__What you need to do__
Would you transcribe the whole listing exactly, minus its pictures?

__Data block__
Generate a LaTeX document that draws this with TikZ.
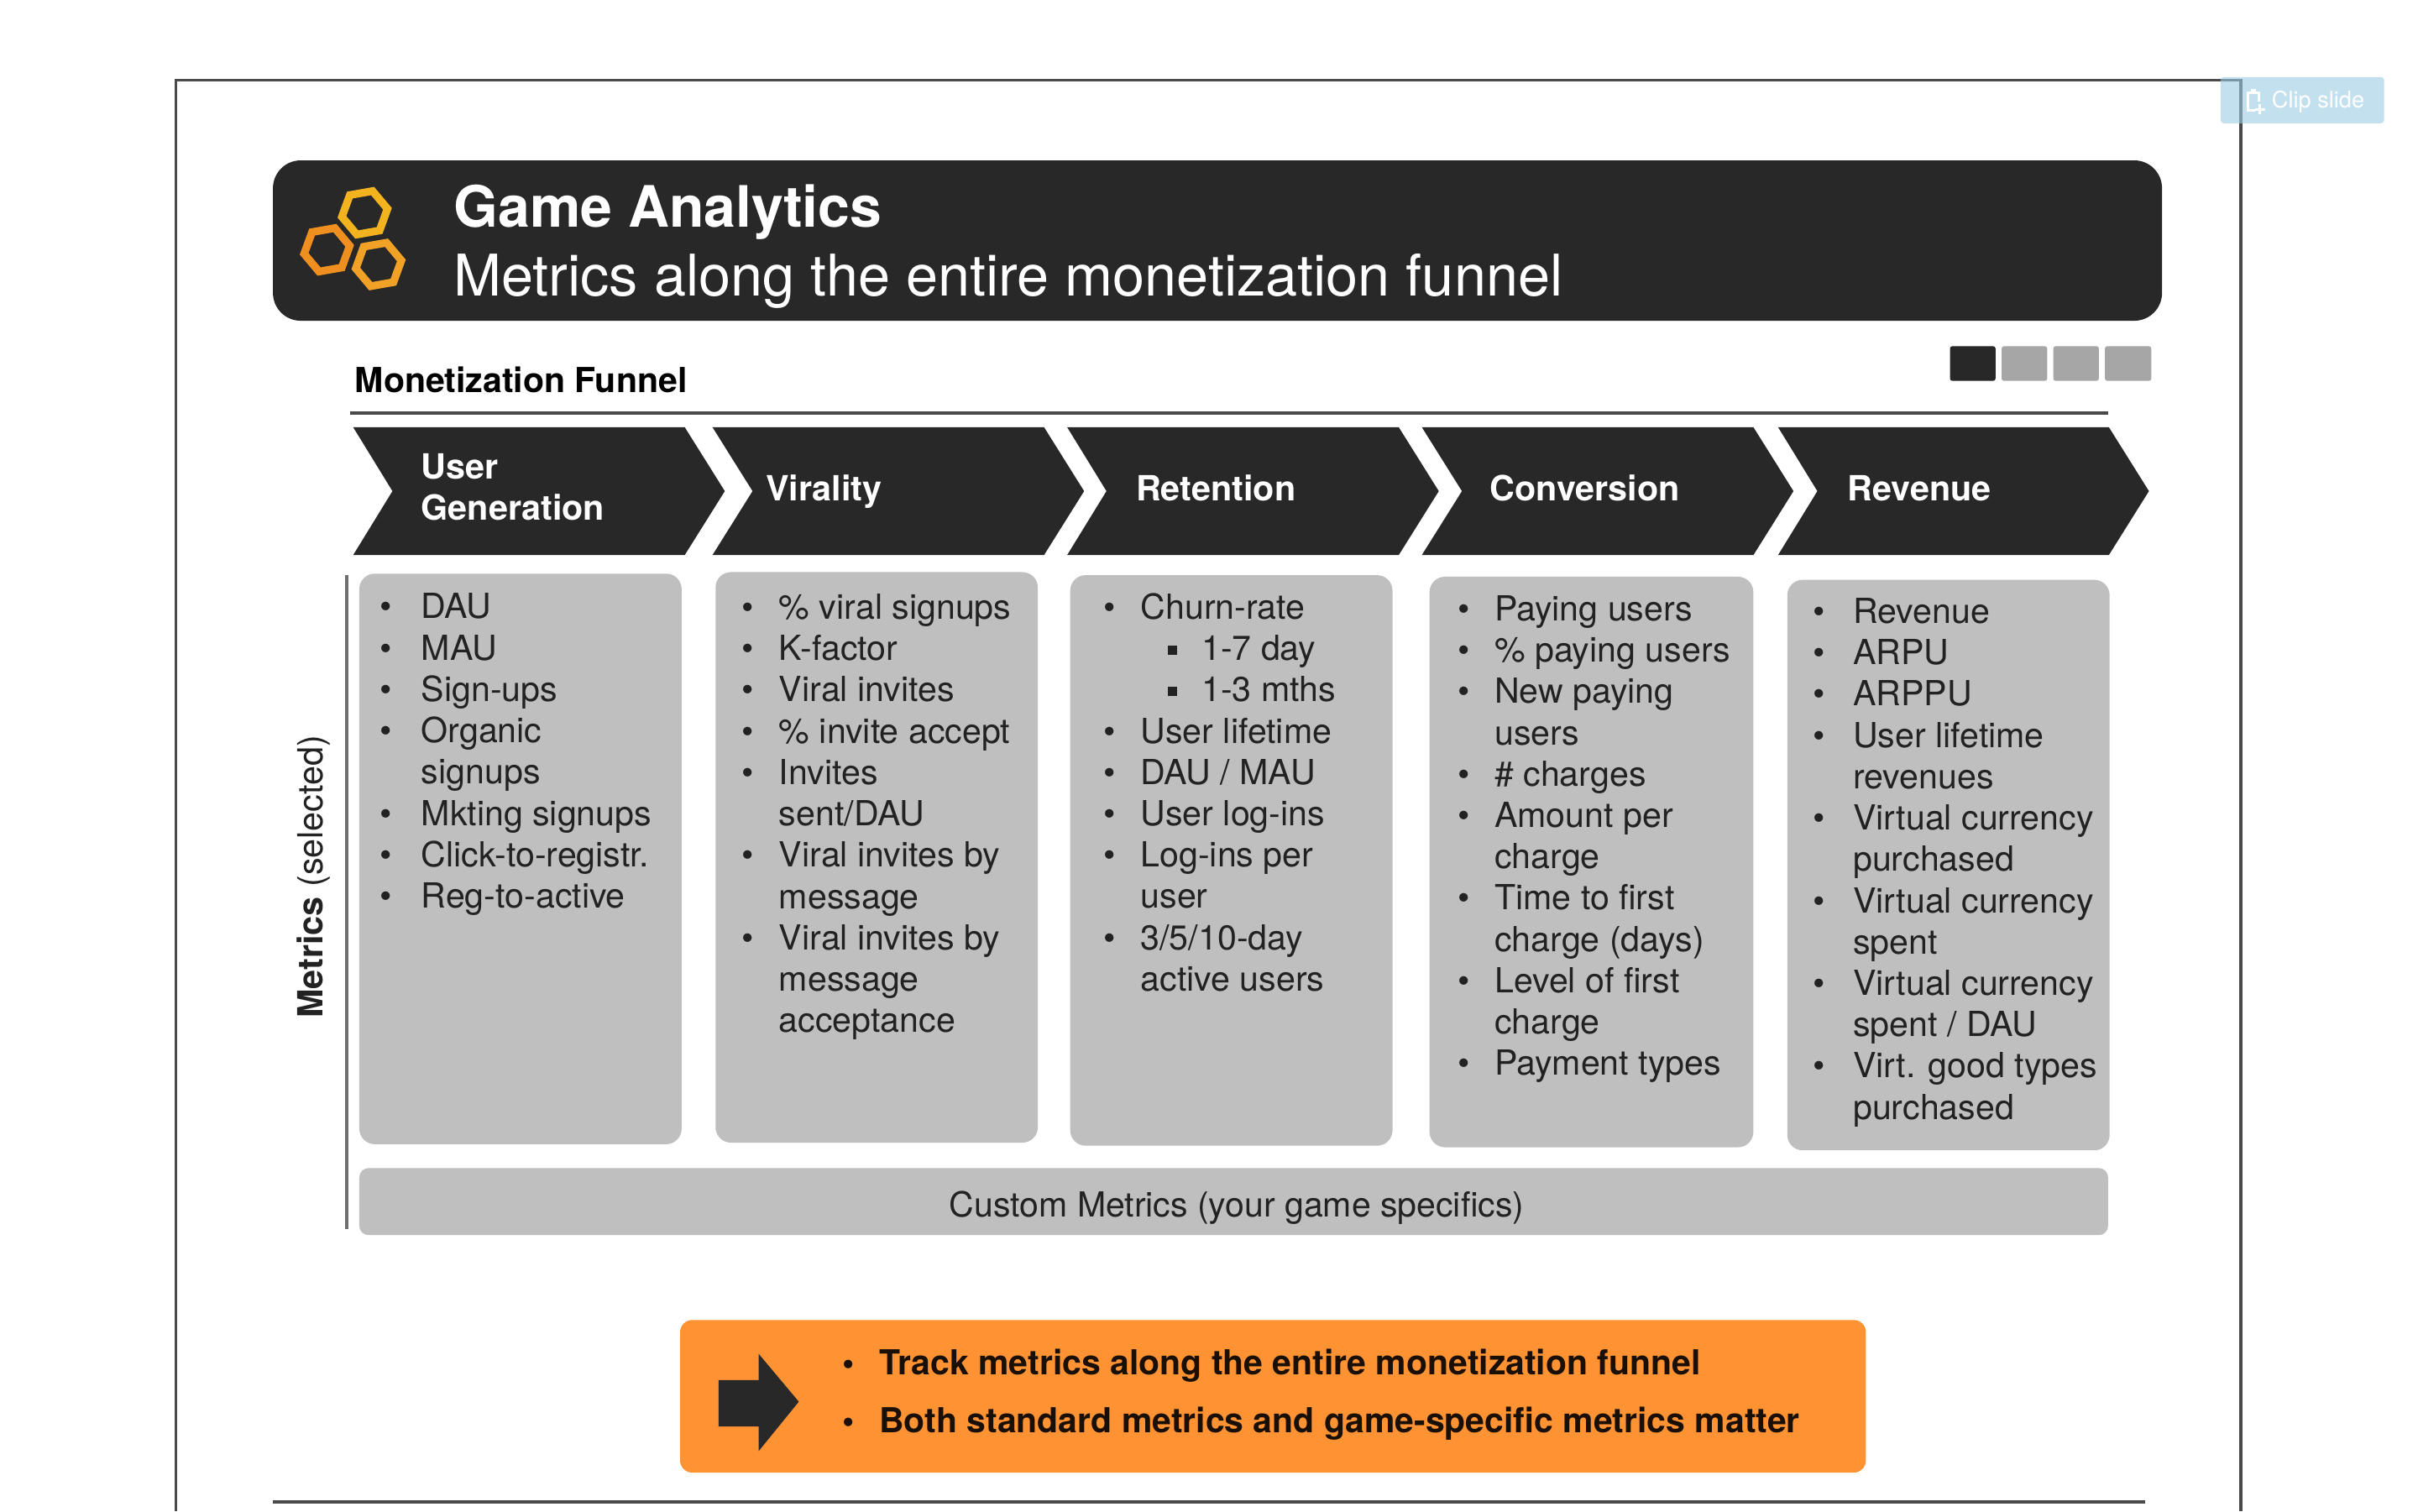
\documentclass[tikz,border=0pt]{standalone}
\usepackage{fontspec}
\setmainfont{TeX Gyre Heros}
\usetikzlibrary{shapes.geometric}
\definecolor{dk}{HTML}{282828}
\definecolor{gb}{HTML}{BFBFBF}
\definecolor{gs}{HTML}{A6A6A6}
\definecolor{og}{HTML}{FF9333}
\definecolor{txt}{HTML}{222222}
\definecolor{ln}{HTML}{4A4A4A}
\definecolor{clipc}{RGB}{155,203,227}
\newlength{\bulw}
\setlength{\bulw}{24pt}
\newcommand{\itm}{\llap{\makebox[\bulw][l]{\textbullet}}}
\newcommand{\subitm}{\hspace*{39.5pt}\llap{\makebox[22pt][l]{\raisebox{3.5pt}{\rule{6pt}{6pt}}}}}
\tikzset{
  x=1pt,y=-1pt,
  rulel/.style={draw=ln,line width=2pt},
  chev/.style={fill=dk},
  chevlabel/.style={text=white,inner sep=0pt,align=left,font=\fontsize{22.5}{26.5}\selectfont\bfseries},
  mbox/.style={fill=gb,rounded corners=10pt},
  listtext/.style={text=txt,inner sep=0pt,anchor=north west,align=left,font=\fontsize{22.4}{26.8}\selectfont},
  bw/.style={execute at begin node={\setlength{\bulw}{#1}}},
  hex/.style={regular polygon,regular polygon sides=6,minimum size=30pt,inner sep=0pt,line width=5pt,rotate=10},
  tab/.style={rounded corners=1.5pt},
  taketxt/.style={text=black!90!og,inner sep=0pt,anchor=base west,font=\fontsize{22.3}{26}\selectfont\bfseries},
}
\begin{document}
\begin{tikzpicture}
\useasboundingbox (0,0) rectangle (1568,980);
% slide frame
\draw[draw=ln,line width=2pt] (114,980) -- (114,52) -- (1453,52) -- (1453,980);
% header
\fill[dk,rounded corners=18pt] (177,104) rectangle (1402,208);
\node[hex,draw={rgb,255:red,242;green,179;blue,30}] (hexa) at (236.5,138) {};
\node[hex,draw={rgb,255:red,239;green,143;blue,31}] (hexb) at (212,162) {};
\node[hex,draw={rgb,255:red,241;green,161;blue,38}] (hexc) at (245.5,171.5) {};
\node[text=white,inner sep=0pt,anchor=base west,font=\fontsize{37}{40}\selectfont\bfseries] (title) at (294,147) {Game Analytics};
\node[text=white,inner sep=0pt,anchor=base west,font=\fontsize{37.25}{40}\selectfont] (subtitle) at (294,191.7) {Metrics along the entire monetization funnel};
% section heading
\node[text=black,inner sep=0pt,anchor=base west,font=\fontsize{22.35}{26}\selectfont\bfseries] (funnel) at (230,254.5) {Monetization Funnel};
\draw[rulel] (227,268) -- (1367,268);
\fill[dk,tab] (1264.5,224.5) rectangle (1294,247);
\fill[gs,tab] (1298,224.5) rectangle (1327.5,247);
\fill[gs,tab] (1331.5,224.5) rectangle (1361,247);
\fill[gs,tab] (1365,224.5) rectangle (1395,247);
% chevrons
\fill[chev] (229,277) -- (444,277) -- (470,318.5) -- (444,360) -- (229,360) -- (254.5,318.5) -- cycle;
\fill[chev] (462,277) -- (677,277) -- (703,318.5) -- (677,360) -- (462,360) -- (488,318.5) -- cycle;
\fill[chev] (692,277) -- (907,277) -- (933,318.5) -- (907,360) -- (692,360) -- (717.5,318.5) -- cycle;
\fill[chev] (922,277) -- (1137,277) -- (1163,318.5) -- (1137,360) -- (922,360) -- (948,318.5) -- cycle;
\fill[chev] (1153,277) -- (1367.5,277) -- (1393.5,318.5) -- (1367.5,360) -- (1153,360) -- (1178.5,318.5) -- cycle;
\node[chevlabel,anchor=west] (c1) at (273,316) {User\\Generation};
\node[chevlabel,anchor=base west] (c2) at (496.5,325) {Virality};
\node[chevlabel,anchor=base west] (c3) at (736.5,325) {Retention};
\node[chevlabel,anchor=base west] (c4) at (966,325) {Conversion};
\node[chevlabel,anchor=base west] (c5) at (1198,325) {Revenue};
% metric boxes
\fill[mbox] (233,372) rectangle (442,742);
\fill[mbox] (464,371) rectangle (673,741);
\fill[mbox] (694,373) rectangle (903,743);
\fill[mbox] (927,374) rectangle (1137,744);
\fill[mbox] (1159,376) rectangle (1368,746);
\fill[gb,rounded corners=6pt] (233,757.5) rectangle (1367,801);
\draw[draw=ln!80,line width=2pt] (225,373) -- (225,797);
\node[rotate=90,text=txt,inner sep=0pt,font=\fontsize{22.5}{26}\selectfont] (metrics) at (203.5,568.5) {\textbf{Metrics} (selected)};
\node[listtext,bw=27pt] (l1) at (273,384.7) {\itm DAU\\\itm MAU\\\itm Sign-ups\\\itm Organic\\signups\\\itm Mkting signups\\\itm Click-to-registr.\\\itm Reg-to-active};
\node[listtext] (l2) at (505,385) {\itm \% viral signups\\\itm K-factor\\\itm Viral invites\\\itm \% invite accept\\\itm Invites\\sent/DAU\\\itm Viral invites by\\message\\\itm Viral invites by\\message\\acceptance};
\node[listtext] (l3) at (739.5,384.5) {\itm Churn-rate\\\subitm 1-7 day\\\subitm 1-3 mths\\\itm User lifetime\\\itm DAU / MAU\\\itm User log-ins\\\itm Log-ins per\\user\\\itm 3/5/10-day\\active users};
\node[listtext] (l4) at (969,386) {\itm Paying users\\\itm \% paying users\\\itm New paying\\users\\\itm \# charges\\\itm Amount per\\charge\\\itm Time to first\\charge (days)\\\itm Level of first\\charge\\\itm Payment types};
\node[listtext,bw=26pt] (l5) at (1201.5,387.7) {\itm Revenue\\\itm ARPU\\\itm ARPPU\\\itm User lifetime\\revenues\\\itm Virtual currency\\purchased\\\itm Virtual currency\\spent\\\itm Virtual currency\\spent / DAU\\\itm Virt. good types\\purchased};
\node[text=txt,inner sep=0pt,anchor=base,font=\fontsize{22.35}{26}\selectfont] (custom) at (802,789) {Custom Metrics (your game specifics)};
% takeaway
\fill[og,rounded corners=8pt] (441,856) rectangle (1210,955);
\fill[dk] (466,895) -- (492,895) -- (492,878) -- (518,909) -- (492,941) -- (492,925) -- (466,925) -- cycle;
\node[taketxt] (t1) at (570,891.3) {\llap{\makebox[24pt][l]{\textbullet}}Track metrics along the entire monetization funnel};
\node[taketxt] (t2) at (570,929.3) {\llap{\makebox[24pt][l]{\textbullet}}Both standard metrics and game-specific metrics matter};
% bottom rule
\draw[rulel] (177,974) -- (1391,974);
% clip slide tab
\fill[clipc,opacity=.6,rounded corners=2pt] (1440,50) rectangle (1546,80);
\draw[white,line width=1.6pt] (1465,66) -- (1465,60) -- (1457.5,60) -- (1457.5,71.5) -- (1462.5,71.5);
\draw[white,line width=1.6pt] (1465.5,67.5) -- (1465.5,74) (1462.5,70.8) -- (1468.8,70.8);
\draw[white,line width=2.2pt] (1459.5,59) -- (1463,59);
\node[text=white,inner sep=0pt,anchor=base west,font=\fontsize{14.8}{18}\selectfont] (clip) at (1473,70) {Clip slide};
\end{tikzpicture}
\end{document}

__Response to this task__
Generate a LaTeX document that draws this with TikZ.
\documentclass[tikz,border=0pt]{standalone}
\usepackage{fontspec}
\setmainfont{TeX Gyre Heros}
\usetikzlibrary{shapes.geometric}
\definecolor{dk}{HTML}{282828}
\definecolor{gb}{HTML}{BFBFBF}
\definecolor{gs}{HTML}{A6A6A6}
\definecolor{og}{HTML}{FF9333}
\definecolor{txt}{HTML}{222222}
\definecolor{ln}{HTML}{4A4A4A}
\definecolor{clipc}{RGB}{155,203,227}
\newlength{\bulw}
\setlength{\bulw}{24pt}
\newcommand{\itm}{\llap{\makebox[\bulw][l]{\textbullet}}}
\newcommand{\subitm}{\hspace*{39.5pt}\llap{\makebox[22pt][l]{\raisebox{3.5pt}{\rule{6pt}{6pt}}}}}
\tikzset{
  x=1pt,y=-1pt,
  rulel/.style={draw=ln,line width=2pt},
  chev/.style={fill=dk},
  chevlabel/.style={text=white,inner sep=0pt,align=left,font=\fontsize{22.5}{26.5}\selectfont\bfseries},
  mbox/.style={fill=gb,rounded corners=10pt},
  listtext/.style={text=txt,inner sep=0pt,anchor=north west,align=left,font=\fontsize{22.4}{26.8}\selectfont},
  bw/.style={execute at begin node={\setlength{\bulw}{#1}}},
  hex/.style={regular polygon,regular polygon sides=6,minimum size=30pt,inner sep=0pt,line width=5pt,rotate=10},
  tab/.style={rounded corners=1.5pt},
  taketxt/.style={text=black!90!og,inner sep=0pt,anchor=base west,font=\fontsize{22.3}{26}\selectfont\bfseries},
}
\begin{document}
\begin{tikzpicture}
\useasboundingbox (0,0) rectangle (1568,980);
% slide frame
\draw[draw=ln,line width=2pt] (114,980) -- (114,52) -- (1453,52) -- (1453,980);
% header
\fill[dk,rounded corners=18pt] (177,104) rectangle (1402,208);
\node[hex,draw={rgb,255:red,242;green,179;blue,30}] (hexa) at (236.5,138) {};
\node[hex,draw={rgb,255:red,239;green,143;blue,31}] (hexb) at (212,162) {};
\node[hex,draw={rgb,255:red,241;green,161;blue,38}] (hexc) at (245.5,171.5) {};
\node[text=white,inner sep=0pt,anchor=base west,font=\fontsize{37}{40}\selectfont\bfseries] (title) at (294,147) {Game Analytics};
\node[text=white,inner sep=0pt,anchor=base west,font=\fontsize{37.25}{40}\selectfont] (subtitle) at (294,191.7) {Metrics along the entire monetization funnel};
% section heading
\node[text=black,inner sep=0pt,anchor=base west,font=\fontsize{22.35}{26}\selectfont\bfseries] (funnel) at (230,254.5) {Monetization Funnel};
\draw[rulel] (227,268) -- (1367,268);
\fill[dk,tab] (1264.5,224.5) rectangle (1294,247);
\fill[gs,tab] (1298,224.5) rectangle (1327.5,247);
\fill[gs,tab] (1331.5,224.5) rectangle (1361,247);
\fill[gs,tab] (1365,224.5) rectangle (1395,247);
% chevrons
\fill[chev] (229,277) -- (444,277) -- (470,318.5) -- (444,360) -- (229,360) -- (254.5,318.5) -- cycle;
\fill[chev] (462,277) -- (677,277) -- (703,318.5) -- (677,360) -- (462,360) -- (488,318.5) -- cycle;
\fill[chev] (692,277) -- (907,277) -- (933,318.5) -- (907,360) -- (692,360) -- (717.5,318.5) -- cycle;
\fill[chev] (922,277) -- (1137,277) -- (1163,318.5) -- (1137,360) -- (922,360) -- (948,318.5) -- cycle;
\fill[chev] (1153,277) -- (1367.5,277) -- (1393.5,318.5) -- (1367.5,360) -- (1153,360) -- (1178.5,318.5) -- cycle;
\node[chevlabel,anchor=west] (c1) at (273,316) {User\\Generation};
\node[chevlabel,anchor=base west] (c2) at (496.5,325) {Virality};
\node[chevlabel,anchor=base west] (c3) at (736.5,325) {Retention};
\node[chevlabel,anchor=base west] (c4) at (966,325) {Conversion};
\node[chevlabel,anchor=base west] (c5) at (1198,325) {Revenue};
% metric boxes
\fill[mbox] (233,372) rectangle (442,742);
\fill[mbox] (464,371) rectangle (673,741);
\fill[mbox] (694,373) rectangle (903,743);
\fill[mbox] (927,374) rectangle (1137,744);
\fill[mbox] (1159,376) rectangle (1368,746);
\fill[gb,rounded corners=6pt] (233,757.5) rectangle (1367,801);
\draw[draw=ln!80,line width=2pt] (225,373) -- (225,797);
\node[rotate=90,text=txt,inner sep=0pt,font=\fontsize{22.5}{26}\selectfont] (metrics) at (203.5,568.5) {\textbf{Metrics} (selected)};
\node[listtext,bw=27pt] (l1) at (273,384.7) {\itm DAU\\\itm MAU\\\itm Sign-ups\\\itm Organic\\signups\\\itm Mkting signups\\\itm Click-to-registr.\\\itm Reg-to-active};
\node[listtext] (l2) at (505,385) {\itm \% viral signups\\\itm K-factor\\\itm Viral invites\\\itm \% invite accept\\\itm Invites\\sent/DAU\\\itm Viral invites by\\message\\\itm Viral invites by\\message\\acceptance};
\node[listtext] (l3) at (739.5,384.5) {\itm Churn-rate\\\subitm 1-7 day\\\subitm 1-3 mths\\\itm User lifetime\\\itm DAU / MAU\\\itm User log-ins\\\itm Log-ins per\\user\\\itm 3/5/10-day\\active users};
\node[listtext] (l4) at (969,386) {\itm Paying users\\\itm \% paying users\\\itm New paying\\users\\\itm \# charges\\\itm Amount per\\charge\\\itm Time to first\\charge (days)\\\itm Level of first\\charge\\\itm Payment types};
\node[listtext,bw=26pt] (l5) at (1201.5,387.7) {\itm Revenue\\\itm ARPU\\\itm ARPPU\\\itm User lifetime\\revenues\\\itm Virtual currency\\purchased\\\itm Virtual currency\\spent\\\itm Virtual currency\\spent / DAU\\\itm Virt. good types\\purchased};
\node[text=txt,inner sep=0pt,anchor=base,font=\fontsize{22.35}{26}\selectfont] (custom) at (802,789) {Custom Metrics (your game specifics)};
% takeaway
\fill[og,rounded corners=8pt] (441,856) rectangle (1210,955);
\fill[dk] (466,895) -- (492,895) -- (492,878) -- (518,909) -- (492,941) -- (492,925) -- (466,925) -- cycle;
\node[taketxt] (t1) at (570,891.3) {\llap{\makebox[24pt][l]{\textbullet}}Track metrics along the entire monetization funnel};
\node[taketxt] (t2) at (570,929.3) {\llap{\makebox[24pt][l]{\textbullet}}Both standard metrics and game-specific metrics matter};
% bottom rule
\draw[rulel] (177,974) -- (1391,974);
% clip slide tab
\fill[clipc,opacity=.6,rounded corners=2pt] (1440,50) rectangle (1546,80);
\draw[white,line width=1.6pt] (1465,66) -- (1465,60) -- (1457.5,60) -- (1457.5,71.5) -- (1462.5,71.5);
\draw[white,line width=1.6pt] (1465.5,67.5) -- (1465.5,74) (1462.5,70.8) -- (1468.8,70.8);
\draw[white,line width=2.2pt] (1459.5,59) -- (1463,59);
\node[text=white,inner sep=0pt,anchor=base west,font=\fontsize{14.8}{18}\selectfont] (clip) at (1473,70) {Clip slide};
\end{tikzpicture}
\end{document}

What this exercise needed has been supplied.